### INSTRUCTIONS FOR THE TASK
Retype the whole listing verbatim and keep the pictures out of it.

### DATASET CONTENT
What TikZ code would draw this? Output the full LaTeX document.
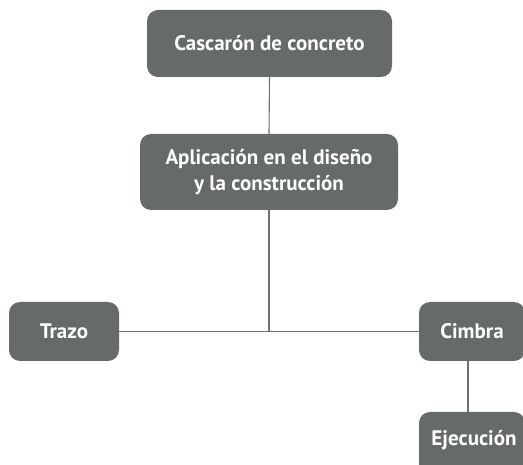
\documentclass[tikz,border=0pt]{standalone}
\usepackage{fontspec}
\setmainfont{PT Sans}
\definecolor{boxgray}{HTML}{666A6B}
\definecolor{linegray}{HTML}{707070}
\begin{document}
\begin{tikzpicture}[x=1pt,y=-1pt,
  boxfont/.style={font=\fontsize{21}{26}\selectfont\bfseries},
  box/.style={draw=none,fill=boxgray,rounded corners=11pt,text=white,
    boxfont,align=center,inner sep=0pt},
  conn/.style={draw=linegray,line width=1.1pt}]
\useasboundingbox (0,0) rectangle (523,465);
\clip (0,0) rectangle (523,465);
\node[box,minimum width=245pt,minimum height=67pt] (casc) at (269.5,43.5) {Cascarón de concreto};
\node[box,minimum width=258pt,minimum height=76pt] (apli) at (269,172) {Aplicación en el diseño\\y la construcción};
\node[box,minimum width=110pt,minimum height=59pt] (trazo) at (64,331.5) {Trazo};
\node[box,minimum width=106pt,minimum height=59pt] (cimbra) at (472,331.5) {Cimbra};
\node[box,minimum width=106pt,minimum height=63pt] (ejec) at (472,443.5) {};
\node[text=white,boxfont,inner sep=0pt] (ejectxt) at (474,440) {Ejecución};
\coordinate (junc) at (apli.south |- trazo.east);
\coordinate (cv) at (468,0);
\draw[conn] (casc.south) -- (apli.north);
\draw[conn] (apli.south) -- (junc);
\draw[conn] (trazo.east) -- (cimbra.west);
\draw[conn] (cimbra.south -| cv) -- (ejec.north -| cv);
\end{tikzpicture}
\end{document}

### FINISHED EXERCISE
What TikZ code would draw this? Output the full LaTeX document.
\documentclass[tikz,border=0pt]{standalone}
\usepackage{fontspec}
\setmainfont{PT Sans}
\definecolor{boxgray}{HTML}{666A6B}
\definecolor{linegray}{HTML}{707070}
\begin{document}
\begin{tikzpicture}[x=1pt,y=-1pt,
  boxfont/.style={font=\fontsize{21}{26}\selectfont\bfseries},
  box/.style={draw=none,fill=boxgray,rounded corners=11pt,text=white,
    boxfont,align=center,inner sep=0pt},
  conn/.style={draw=linegray,line width=1.1pt}]
\useasboundingbox (0,0) rectangle (523,465);
\clip (0,0) rectangle (523,465);
\node[box,minimum width=245pt,minimum height=67pt] (casc) at (269.5,43.5) {Cascarón de concreto};
\node[box,minimum width=258pt,minimum height=76pt] (apli) at (269,172) {Aplicación en el diseño\\y la construcción};
\node[box,minimum width=110pt,minimum height=59pt] (trazo) at (64,331.5) {Trazo};
\node[box,minimum width=106pt,minimum height=59pt] (cimbra) at (472,331.5) {Cimbra};
\node[box,minimum width=106pt,minimum height=63pt] (ejec) at (472,443.5) {};
\node[text=white,boxfont,inner sep=0pt] (ejectxt) at (474,440) {Ejecución};
\coordinate (junc) at (apli.south |- trazo.east);
\coordinate (cv) at (468,0);
\draw[conn] (casc.south) -- (apli.north);
\draw[conn] (apli.south) -- (junc);
\draw[conn] (trazo.east) -- (cimbra.west);
\draw[conn] (cimbra.south -| cv) -- (ejec.north -| cv);
\end{tikzpicture}
\end{document}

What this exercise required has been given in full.